Samsung phones have basic theme support, but no dark mode or night mode at the time of writing. However, the upcoming “One” interface overhaul, soon to be released in software updates for the latest phones and expected to ship as default on the Galaxy S10, should have a night/dark mode option from release.

What about the iPhone? Apple’s theme options are limited, and it doesn’t allow third-party apps to make interface changes outside of their own windows. But since the company has made great strides on its dark theme for macOS on the desktop, a darker option seems like a likely inclusion in a future update. In the meantime, the iPhone can invert its colors the same way Android can.

Want even more battery savings? You can switch your phone’s home screen background to flat black to get the benefit even when you’re browsing applications or widgets. Here’s a link to a flat black JPG (0,0,0 on the RGB scale) if you don’t have the option for solid black in your launcher.

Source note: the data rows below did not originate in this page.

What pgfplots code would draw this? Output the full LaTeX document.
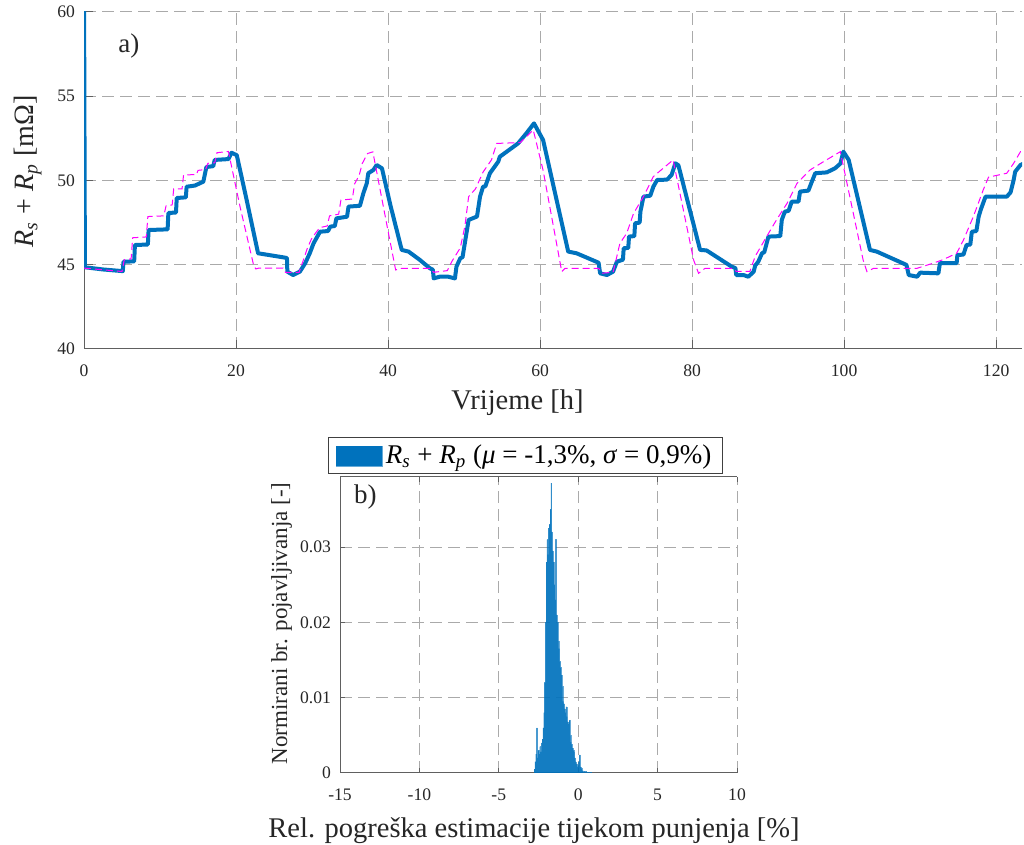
\documentclass[border=0pt]{standalone}
\usepackage{fontspec}
\setmainfont{Liberation Serif}
\usepackage{pgfplots}
\usepackage{pgfplotstable}
\pgfplotsset{compat=1.18}
\definecolor{mblue}{RGB}{0,114,189}
\definecolor{mag}{RGB}{255,0,255}
\definecolor{gridc}{RGB}{170,170,170}
\definecolor{axc}{RGB}{96,96,96}

\pgfplotstableread{
x y
0 62
0.12 44.85
2.5 44.72
5.1 44.62
5.2 45.18
6.6 45.2
6.7 46.17
8.4 46.2
8.5 47.06
11.0 47.1
11.1 48.07
12.1 48.1
12.2 48.96
13.4 49.0
13.5 49.63
14.6 49.7
15.7 49.93
16.1 50.8
17.0 50.85
17.2 51.22
19.0 51.27
19.4 51.65
20.1 51.5
21.4 48.84
22.9 45.68
26.2 45.44
26.7 45.4
26.75 44.59
27.5 44.39
28.4 44.59
29.1 45.09
29.7 45.68
30.2 46.27
31.05 46.96
32.1 47.0
32.4 47.26
33.0 47.3
33.2 47.75
34.6 47.85
34.8 48.45
36.3 48.5
36.75 49.24
37.2 49.83
37.4 50.43
38.07 50.62
38.5 50.92
39.2 50.72
40.3 48.55
41.8 45.88
42.7 45.78
44.2 45.28
45.5 44.79
45.9 44.7
46.0 44.19
46.8 44.29
47.9 44.29
48.8 44.19
49.0 44.89
49.5 45.38
49.8 45.45
50.6 47.66
51.7 47.86
52.1 49.04
52.5 49.63
52.8 49.65
53.4 50.43
54.5 51.12
54.7 51.41
57.1 52.2
58.2 52.8
59.2 53.39
60.4 52.4
63.7 45.78
64.8 45.68
67.7 45.12
67.9 44.49
68.8 44.39
69.6 44.59
70.1 45.18
70.9 45.3
71.0 45.98
71.6 46.0
71.7 46.67
72.4 46.7
72.5 47.46
73.1 47.5
73.2 48.15
73.6 49.04
74.5 49.1
74.9 49.63
75.4 50.03
76.7 50.05
77.3 50.33
77.8 51.02
78.2 50.9
81.05 45.88
81.9 45.85
85.2 44.89
85.7 44.8
85.8 44.39
86.75 44.39
87.4 44.29
88.1 44.59
88.3 44.95
88.7 45.18
89.2 45.68
89.5 45.75
90.04 46.67
91.6 46.7
91.8 47.66
92.2 48.15
92.7 48.2
93.1 48.74
94.0 48.75
94.2 49.34
95.3 49.4
95.75 49.93
96.2 50.43
97.7 50.48
98.8 50.72
99.5 51.0
99.9 51.71
100.6 51.22
103.4 45.88
104.3 45.78
108.2 44.99
108.5 44.39
109.6 44.29
110.0 44.53
112.4 44.49
112.6 45.09
114.8 45.09
114.9 45.58
115.7 45.6
116.1 46.17
116.6 46.2
116.8 46.96
117.4 47.0
117.7 47.86
118.0 48.3
118.6 49.04
121.4 49.04
121.9 49.3
122.3 50.03
122.5 50.52
123.2 50.92
123.6 51.0
}\blueline

\pgfplotstableread{
x y
0 44.8
5.0 44.6
5.3 45.3
6.2 45.35
6.4 46.6
8.2 46.65
8.4 47.86
10.5 47.9
10.8 48.5
11.6 48.55
11.8 49.5
12.9 49.5
13.1 50.33
14.8 50.35
15.0 50.6
16.0 50.65
16.3 51.02
17.2 51.05
17.5 51.65
19.0 51.72
20.5 48.5
22.3 45.0
22.6 44.75
23.0 44.8
26.2 44.8
26.5 44.55
28.3 44.55
28.8 45.2
29.4 46.0
30.0 46.6
31.0 47.2
32.0 47.3
32.3 47.9
33.5 48.0
33.8 48.84
35.3 48.9
35.6 49.8
36.2 50.3
36.6 51.0
37.3 51.6
38.0 51.7
40.0 47.0
41.0 44.69
41.8 44.79
45.5 44.79
46.0 44.55
47.8 44.65
48.4 45.2
49.5 46.0
50.1 47.26
50.6 49.04
51.5 49.5
52.5 50.5
53.6 51.22
54.3 52.2
57.4 52.25
59.1 53.0
60.4 50.6
62.85 44.59
63.3 44.79
67.7 44.79
68.2 44.5
69.6 44.55
70.0 45.3
70.5 46.27
71.4 46.87
72.3 48.05
73.6 49.04
74.9 50.23
75.6 50.5
77.5 51.22
80.2 45.28
80.85 44.49
81.7 44.79
85.4 44.79
85.8 44.6
87.6 44.6
88.3 45.5
89.8 46.67
91.1 47.66
92.5 48.65
93.8 49.83
95.5 50.62
97.3 51.12
99.5 51.71
102.5 45.28
103.0 44.59
103.9 44.79
109.6 44.79
111.7 45.09
113.0 45.3
114.8 45.68
115.7 46.47
117.0 47.86
118.3 49.44
119.0 50.2
121.4 50.43
122.3 51.02
123.2 51.71
123.6 51.75
}\refline

\pgfplotstableread{
x y
-2.75 0.0005
-2.70 0.0015
-2.65 0.0025
-2.60 0.0060
-2.55 0.0020
-2.50 0.0030
-2.45 0.0025
-2.40 0.0035
-2.35 0.0028
-2.30 0.0040
-2.25 0.0045
-2.20 0.0060
-2.15 0.0080
-2.10 0.0120
-2.05 0.0200
-2.00 0.0280
-1.95 0.0310
-1.90 0.0290
-1.85 0.0325
-1.80 0.0330
-1.75 0.0350
-1.70 0.0385
-1.65 0.0320
-1.60 0.0295
-1.55 0.0280
-1.50 0.0250
-1.45 0.0230
-1.40 0.0310
-1.35 0.0210
-1.30 0.0200
-1.25 0.0175
-1.20 0.0165
-1.15 0.0148
-1.10 0.0140
-1.05 0.0130
-1.00 0.0115
-0.95 0.0095
-0.90 0.0092
-0.85 0.0085
-0.80 0.0080
-0.75 0.0088
-0.70 0.0075
-0.65 0.0068
-0.60 0.0065
-0.55 0.0070
-0.50 0.0050
-0.45 0.0041
-0.40 0.0038
-0.35 0.0033
-0.30 0.0030
-0.25 0.0028
-0.20 0.0020
-0.15 0.0015
-0.10 0.0012
-0.05 0.0008
0.00 0.0010
0.05 0.0015
0.10 0.0024
0.15 0.0008
0.20 0.0006
0.25 0.0003
0.30 0.0003
0.40 0.0002
0.50 0.0002
0.60 0.0001
0.70 0.0001
0.80 0.0001
}\histdata

\begin{document}
\begin{tikzpicture}
\path[use as bounding box] (0,0) rectangle (512pt,422.5pt);
% ---------- a) ----------
\begin{axis}[
  at={(42pt,248pt)}, anchor=south west,
  scale only axis, width=469pt, height=168.5pt,
  xmin=0, xmax=123.4, ymin=40, ymax=60,
  axis x line*=bottom, axis y line*=left,
  axis line style={axc, line width=0.5pt},
  xtick={0,20,40,60,80,100,120}, xticklabels={0,20,40,60,80,100,120},
  ytick={40,45,50,55,60}, yticklabels={40,45,50,55,60},
  tick align=inside, major tick length=4.5pt,
  tick style={axc, line width=0.5pt},
  ticklabel style={font=\fontsize{8.8}{10}\selectfont, text=black!85},
  xticklabel style={yshift=-4.5pt},
  yticklabel style={xshift=-1pt},
  grid=major,
  major grid style={gridc, dash pattern=on 6pt off 3pt, line width=0.5pt},
]
\addplot[mblue, line width=2pt, line join=round] table {\blueline};
\addplot[mag, line width=0.5pt, dash pattern=on 3.5pt off 2pt] table {\refline};
\node[font=\fontsize{13.5}{16}\selectfont, text=black!85] at (axis cs:5.9,58.0) {a)};
\end{axis}
% ---------- b) ----------
\begin{axis}[
  at={(170pt,36pt)}, anchor=south west,
  scale only axis, width=198.5pt, height=148pt,
  xmin=-15, xmax=10, ymin=0, ymax=0.0393,
  axis x line*=box, axis y line*=left,
  axis line style={axc, line width=0.5pt},
  xtick={-15,-10,-5,0,5,10}, xticklabels={-15,-10,-5,0,5,10},
  ytick={0,0.01,0.02,0.03}, yticklabels={0,0.01,0.02,0.03},
  tick align=inside, major tick length=2.5pt,
  tick style={axc, line width=0.5pt},
  ticklabel style={font=\fontsize{8.8}{10}\selectfont, text=black!85},
  xticklabel style={yshift=-4.5pt},
  yticklabel style={xshift=-1pt},
  grid=major,
  major grid style={gridc, dash pattern=on 6pt off 3pt, line width=0.5pt},
  legend style={at={(0.467,1.01)}, anchor=south, draw=black!75, line width=0.5pt,
    fill=white, font=\fontsize{13.5}{16}\selectfont, inner xsep=3.5pt, inner ysep=1.5pt},
]
\addplot[ybar, bar width=0.05, fill=mblue, fill opacity=0.8, draw=mblue, draw opacity=0.6,
  line width=0.15pt,
  legend image code/.code={\fill[mblue, fill opacity=1] (0pt,-5pt) rectangle (23pt,5pt);}] table {\histdata};
\addlegendentry{\textit{R}\textsubscript{\textit{s}} + \textit{R}\textsubscript{\textit{p}} (\textit{μ} = -1,3\%, \textit{σ} = 0,9\%)}
\node[font=\fontsize{13.5}{16}\selectfont, text=black!85] at (axis cs:-13.4,0.0367) {b)};
\end{axis}
% ---------- axis labels ----------
\node[anchor=base, font=\fontsize{14.25}{17}\selectfont, text=black!85] at (258.75pt,217.5pt) {Vrijeme [h]};
\node[anchor=base, rotate=90, font=\fontsize{14}{17}\selectfont, text=black!85] at (16.5pt,336.75pt)
  {\textit{R}\textsubscript{\textit{s}} + \textit{R}\textsubscript{\textit{p}} [mΩ]};
\node[anchor=base, font=\fontsize{14.25}{17}\selectfont, text=black!85] at (267pt,3.5pt)
  {Rel. pogreška estimacije tijekom punjenja [\%]};
\node[anchor=base, rotate=90, font=\fontsize{11.5}{14}\selectfont, text=black!85] at (143.5pt,110.75pt)
  {Normirani br. pojavljivanja [-]};
\end{tikzpicture}
\end{document}
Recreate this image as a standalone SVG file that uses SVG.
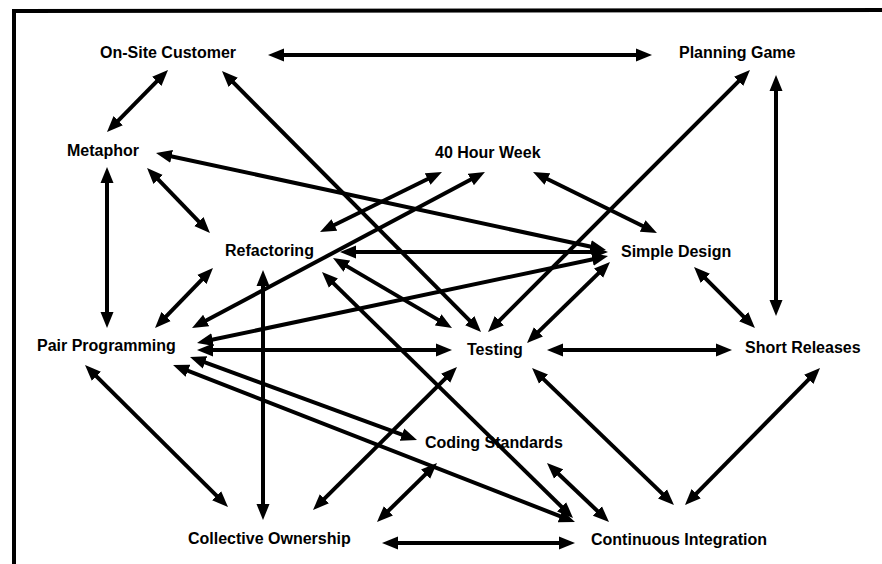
<svg xmlns="http://www.w3.org/2000/svg" width="882" height="564" viewBox="0 0 882 564">
<style>
.lbl{font-family:"Liberation Sans",Arial,sans-serif;font-weight:bold;font-size:16px;fill:#000}
.c line{stroke:#000;stroke-width:4;marker-start:url(#ah);marker-end:url(#ah)}
</style>
<defs>
<marker id="ah" viewBox="0 -7 16 14" markerWidth="16" markerHeight="14" refX="8" refY="0" markerUnits="userSpaceOnUse" orient="auto-start-reverse">
<path d="M0,-6.5 L16,0 L0,6.5 z" fill="#000"/>
</marker>
</defs>
<rect width="882" height="564" fill="#fff"/>
<path d="M14,564 L14,11 L882,10" fill="none" stroke="#000" stroke-width="4"/>
<g class="c" id="connectors">
<line x1="276" y1="55" x2="644" y2="55"/>
<line x1="162.4" y1="75.7" x2="112.6" y2="126.3"/>
<line x1="227.6" y1="76.7" x2="475.4" y2="326.3"/>
<line x1="744.3" y1="75.7" x2="493.7" y2="326.3"/>
<line x1="776" y1="83" x2="776" y2="308"/>
<line x1="107" y1="175" x2="107" y2="320"/>
<line x1="152.6" y1="173.7" x2="204.4" y2="227.3"/>
<line x1="163.8" y1="154.7" x2="598.2" y2="248.3"/>
<line x1="348" y1="252" x2="600" y2="252"/>
<line x1="207.4" y1="273.8" x2="160.6" y2="322.2"/>
<line x1="477.9" y1="175.8" x2="199.1" y2="324.2"/>
<line x1="204.8" y1="341.3" x2="600.2" y2="257.7"/>
<line x1="205" y1="350" x2="444" y2="350"/>
<line x1="197.5" y1="359.7" x2="409.5" y2="437.3"/>
<line x1="180.5" y1="367.9" x2="567.5" y2="519.1"/>
<line x1="90.7" y1="370.6" x2="222.3" y2="501.4"/>
<line x1="327.2" y1="228.5" x2="434.8" y2="175.5"/>
<line x1="339.9" y1="262.1" x2="445.1" y2="323.9"/>
<line x1="263" y1="278" x2="263" y2="512"/>
<line x1="327.7" y1="277.6" x2="567.3" y2="512.4"/>
<line x1="532.7" y1="337.4" x2="604.3" y2="267.6"/>
<line x1="555" y1="350" x2="724" y2="350"/>
<line x1="451.3" y1="372.6" x2="318.7" y2="504.4"/>
<line x1="537.8" y1="373.6" x2="668.2" y2="499.4"/>
<line x1="540.2" y1="175.5" x2="649.8" y2="229.5"/>
<line x1="699.7" y1="272.7" x2="749.3" y2="322.3"/>
<line x1="814.4" y1="373.7" x2="690.6" y2="499.3"/>
<line x1="431.3" y1="468.6" x2="382.7" y2="516.4"/>
<line x1="552.8" y1="468.5" x2="603.2" y2="516.5"/>
<line x1="390" y1="543" x2="567" y2="543"/>
</g>
<g id="onsite"><text class="lbl" x="100" y="58">On-Site Customer</text></g>
<g id="planning"><text class="lbl" x="679" y="58">Planning Game</text></g>
<g id="metaphor"><text class="lbl" x="67" y="156">Metaphor</text></g>
<g id="week40"><text class="lbl" x="435" y="158">40 Hour Week</text></g>
<g id="refactoring"><text class="lbl" x="225" y="256">Refactoring</text></g>
<g id="simpledesign"><text class="lbl" x="621" y="257">Simple Design</text></g>
<g id="pairprog"><text class="lbl" x="37" y="351">Pair Programming</text></g>
<g id="testing"><text class="lbl" x="467" y="355">Testing</text></g>
<g id="shortrel"><text class="lbl" x="745" y="353">Short Releases</text></g>
<g id="codingstd"><text class="lbl" x="425" y="448">Coding Standards</text></g>
<g id="collective"><text class="lbl" x="188" y="544">Collective Ownership</text></g>
<g id="ci"><text class="lbl" x="591" y="545">Continuous Integration</text></g>
</svg>
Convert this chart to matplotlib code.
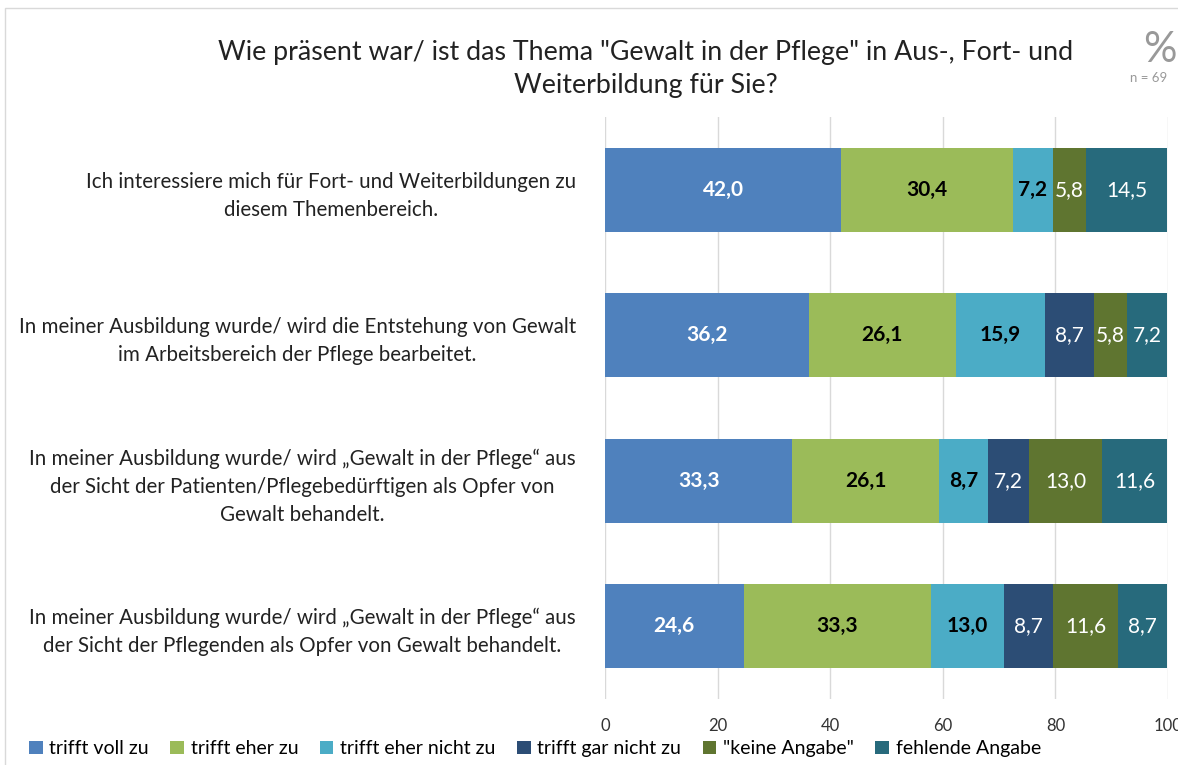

What If I Don’t Have An OLED Phone?

If your phone is using an LCD screen, you won’t see the dramatic power savings you would with an OLED panel. But you can still benefit from this new crop of dark modes—after all, there’s nothing stopping you from enabling them.

A slight savings on overall brightness might have a negligible effect on your phone’s battery life, even with an LCD screen, but there are other benefits. If you’re on your phone for hours a day (as many are, we’re not judging), using a darker overall interface might help you reduce eye strain, or fall asleep faster when you’re finally ready to put it down. Blue light filter apps and OS tools can have a similar effect.

With that being said, you might want to check out your next phone purchase to make sure it features an OLED screen. For both battery life (with the proper settings applied) and general use, it’s a big quality of life improvement.